Nick Holmes’ vocals further explore the grunting-style he started with two decade ago. He surely hasn’t lost that ability, thankfully. There are bits of cleanliness here and there (Tragic Idol, Fear of Impending Hell), but mostly this is honest to goodness (no pun intended) doom metal. If Paradise Lost is trying to make a statement about their return to roots, Tragic Idol should expunge any doubt about the band’s current status as doom gods.

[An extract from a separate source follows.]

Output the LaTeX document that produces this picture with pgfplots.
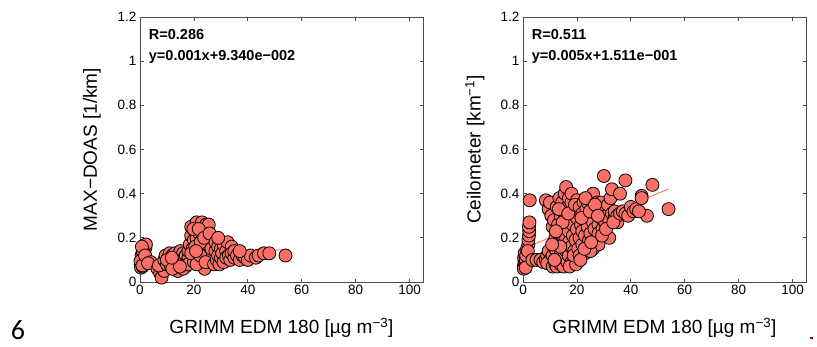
\documentclass[border=0pt]{standalone}
\usepackage{pgfplots}
\pgfplotsset{compat=1.18}
\usepackage{fontspec}
\setmainfont{Liberation Sans}
\newfontfamily\calibri{Carlito}

\definecolor{mk}{RGB}{250,112,102}
\definecolor{fitred}{RGB}{245,125,115}
\definecolor{axgray}{gray}{0.3}

\tikzset{note/.style={anchor=west, font=\bfseries\fontsize{14.5}{16}\selectfont}}

\pgfplotsset{
  scat/.style={
    width=283pt, height=265pt, scale only axis,
    anchor=south west,
    xmin=0, xmax=105, ymin=0, ymax=1.2,
    xtick={0,20,40,60,80,100},
    ytick={0,0.2,0.4,0.6,0.8,1,1.2},
    tick align=inside, major tick length=3.5pt,
    axis line style={axgray, line width=0.9pt},
    every tick/.style={axgray, line width=0.8pt},
    tick label style={font=\fontsize{13.5}{15}\selectfont},
    /pgf/number format/assume math mode=true,
    label style={font=\fontsize{19}{22}\selectfont},
    xlabel={GRIMM EDM 180 [µg m\textsuperscript{−3}]},
    x label style={at={(axis description cs:0.5,-0.174)}, anchor=center},
    y label style={at={(axis description cs:-0.17,0.5)}, anchor=center},
    clip=false,
  },
  pts/.style={only marks, mark=*, mark size=6.5pt,
    mark options={fill=mk, draw=black, line width=0.8pt}},
  fitline/.style={fitred, line width=1pt, no marks},
}

\begin{document}
\begin{tikzpicture}
\useasboundingbox (0pt,0pt) rectangle (817pt,346pt);

% MAX-DOAS versus GRIMM
\begin{axis}[scat, at={(140pt,64pt)}, ylabel={MAX−DOAS [1/km]}]
\addplot[fitline] coordinates {(0,0.0934) (54,0.1474)};
\addplot[pts] coordinates {
(0.3,0.08)(0.5,0.10)(0.4,0.065)(0.8,0.09)(1.0,0.07)(0.6,0.12)(1.2,0.11)
(1.5,0.145)(1.8,0.16)(2.0,0.155)(2.2,0.17)(1.6,0.13)(0.2,0.095)(0.9,0.075)
(1.0,0.14)(0.7,0.16)(1.9,0.12)
(4,0.09)(3,0.085)
(6.5,0.06)(7.5,0.04)(8,0.02)(8.5,0.06)(9,0.05)(7,0.075)
(9,0.1)(9.5,0.12)(10,0.08)(10.5,0.11)(11,0.13)(11,0.09)(11.5,0.07)(12,0.1)
(12,0.12)(12.5,0.08)(13,0.11)(13,0.13)(13.5,0.06)(13.5,0.09)(14,0.05)(14,0.12)
(14.5,0.1)(15,0.08)(15,0.12)(15,0.14)(15.5,0.1)(16,0.09)(16,0.13)(16.5,0.11)
(17,0.07)(17,0.12)(17.5,0.09)(18,0.11)(18,0.14)(10,0.1)(12,0.06)(16,0.06)
(17.8,0.08)(14.8,0.07)(11.8,0.11)
(18.5,0.17)(19,0.21)(19,0.25)(19.5,0.15)(20,0.19)(20,0.12)(20,0.09)(20.5,0.23)
(21,0.17)(21,0.2)(21,0.27)(21.5,0.13)(22,0.22)(22,0.15)(22,0.1)(22.5,0.25)
(23,0.19)(23,0.27)(23,0.08)(23.5,0.13)(24,0.23)(24,0.17)(24,0.06)(24.5,0.26)
(25,0.21)(25,0.15)(25,0.11)(25.5,0.26)(26,0.19)(26,0.13)(26,0.09)(27,0.16)
(27,0.11)(19,0.13)(20.5,0.16)(22.5,0.18)(24.5,0.12)(21,0.08)
(19.8,0.24)(21.8,0.24)(23.8,0.2)(25.8,0.22)(22.3,0.12)(24.3,0.09)(26.5,0.15)(20.8,0.14)
(27.5,0.08)(28,0.14)(28,0.18)(28.5,0.1)(29,0.16)(29,0.12)(29.5,0.08)(30,0.15)
(30,0.11)(30.5,0.13)(31,0.09)(31,0.17)(32,0.14)(32,0.11)(32.5,0.18)(33,0.12)
(33.5,0.1)(34,0.16)(34,0.13)(35,0.11)(35,0.14)(29,0.2)
(36,0.12)(37,0.1)(38,0.12)(39,0.11)(40,0.1)(41,0.12)(43,0.11)(44,0.12)
(46,0.13)(48,0.13)(54,0.12)(37,0.14)
};
\node[note] at (axis cs:2,1.12) {R=0.286};
\node[note] at (axis cs:2,1.02) {y=0.001x+9.340e−002};
\end{axis}

% Ceilometer versus GRIMM
\begin{axis}[scat, at={(523pt,64pt)}, ylabel={Ceilometer [km\textsuperscript{−1}]}]
\addplot[fitline] coordinates {(0,0.1511) (54,0.4211)};
\addplot[pts] coordinates {
(0.3,0.07)(0.5,0.09)(0.4,0.11)(0.8,0.08)(1,0.1)(0.6,0.13)(1.2,0.12)(0.3,0.06)
(1.5,0.15)(2,0.17)(2,0.19)(2.2,0.21)(2.3,0.23)(2.2,0.25)(2.4,0.27)(1.8,0.14)
(2.5,0.37)(1,0.065)
(3.5,0.1)(5,0.1)(6.5,0.1)(7.5,0.09)(8.5,0.1)(9,0.12)(9.5,0.14)(8.5,0.37)
(9.5,0.33)(10,0.36)(10,0.1)(9,0.085)
(10.5,0.3)(11,0.07)(11,0.12)(11,0.25)(11.5,0.28)(12,0.08)(12,0.15)(12,0.2)
(12.5,0.07)(12.5,0.34)(13,0.1)(13,0.18)(13,0.26)(13.5,0.38)(14,0.08)(14,0.13)
(14,0.22)(14,0.3)(14.5,0.36)(15,0.07)(15,0.11)(15,0.17)(15,0.25)(15.5,0.31)
(15.5,0.4)(16,0.43)(16,0.14)(16,0.2)(16,0.27)(16.5,0.09)(16.5,0.34)(17,0.38)
(17,0.12)(17,0.18)(17,0.23)(17.5,0.29)(18,0.09)(18,0.16)(18,0.36)(18,0.4)
(18.5,0.21)(18.5,0.26)(19,0.11)(19,0.32)(19,0.14)(19.5,0.19)(20,0.09)(20,0.24)
(20,0.29)(20,0.37)
(13.3,0.33)(14.7,0.27)(16.8,0.31)(19.3,0.35)(11.7,0.1)(13.8,0.16)(17.3,0.07)
(19.7,0.08)(18.8,0.12)(12.2,0.23)(10.8,0.17)
(20.5,0.15)(21,0.12)(21,0.2)(21,0.34)(21.5,0.26)(22,0.17)(22,0.23)(22,0.31)
(22.5,0.36)(23,0.13)(23,0.28)(23,0.21)(23.5,0.33)(24,0.16)(24,0.25)(24,0.36)
(24.5,0.19)(25,0.29)(25,0.22)(25.5,0.33)(26,0.15)(26,0.4)(26,0.27)(26.5,0.24)
(27,0.19)(27,0.31)(27.5,0.36)(28,0.26)(28,0.22)(28.5,0.33)(29,0.29)(29,0.36)
(29.5,0.24)(30,0.48)(30,0.32)(30.5,0.27)(31,0.3)(31.5,0.35)(32,0.2)(32,0.28)
(32.5,0.38)(33,0.42)(33,0.31)(34,0.29)(34,0.32)(35,0.27)(35,0.3)(36,0.4)
(28,0.17)(25,0.14)
(21.7,0.29)(23.2,0.38)(24.8,0.32)(26.7,0.35)(27.8,0.3)(21.3,0.1)(22.8,0.15)
(25.3,0.18)(29.3,0.21)(30.8,0.24)(33.5,0.27)
(36,0.31)(37,0.32)(38,0.46)(38,0.31)(39,0.3)(40,0.34)(41,0.32)(42,0.33)
(44,0.39)(44,0.38)(46,0.3)(48,0.44)(54,0.33)(43,0.32)
};
\node[note] at (axis cs:2,1.12) {R=0.511};
\node[note] at (axis cs:2,1.02) {y=0.005x+1.511e−001};
\end{axis}

% panel number and page mark
\node[font=\calibri\fontsize{28}{30}\selectfont, anchor=base, inner sep=0pt] at (18pt,7pt) {6};
\fill[red!60!black] (810pt,7pt) rectangle (813pt,9pt);
\end{tikzpicture}
\end{document}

You don’t have to read between the lines to figure out their disconsolate subject-matter. The song titles alone speak volumes. With tracks like Honesty in Death, Fear of Impending Hell (my favorite song title ever), and The Glorious End, there is no question that Paradise Lost writing habits put forth much effort in storytelling especially in the area of death and solitude. For example, here is an excerpt from The Glorious End:
Faithless unrest, only the end we can see
Fading distress all innocence we conceive
Faithless martyrs now at the end we only pretend we can see
Fading darker now at the end the death you intended will be
Paradise Lost has a way of creating melodies that promote a certain level of blackness, but you never really feel down or depressed after listening. Not entirely anyway. The subject-matter is often grim, but the music seems to counterbalance this. I think it’s worthy to note that after all these years, Paradise Lost has remained a very solid group; only losing/replacing drummers over the years. I think this is a contributing factor that helps them achieve a precise doom metal style that separates them from others within their genre. They haven’t had a whole lot of outside influence. That statement doesn’t explain the album, Host, but whatever…I still liked it.
As far as surprises, Tragic Idol is not. I don’t mean that in a negative way. Based on the last few albums, I think we could assume this one was going to be as heavy, if not heavier. I think relief is more the appropriate word; relieved that they made another heavy album. What Tragic Idol is, is a great doom metal album. Greg Mackintosh’s solemn melodies prevent the complete and total feeling of impending doom. I think it’s what makes Paradise Lost as successful as they are.
At just about 46 minutes, Tragic Idol is enough to get a doom metal fix. Anything longer would probably be too much to handle all the way through and anything less is…well, not enough. Nick Holmes and crew have made another quality doom metal album worthy of high praise.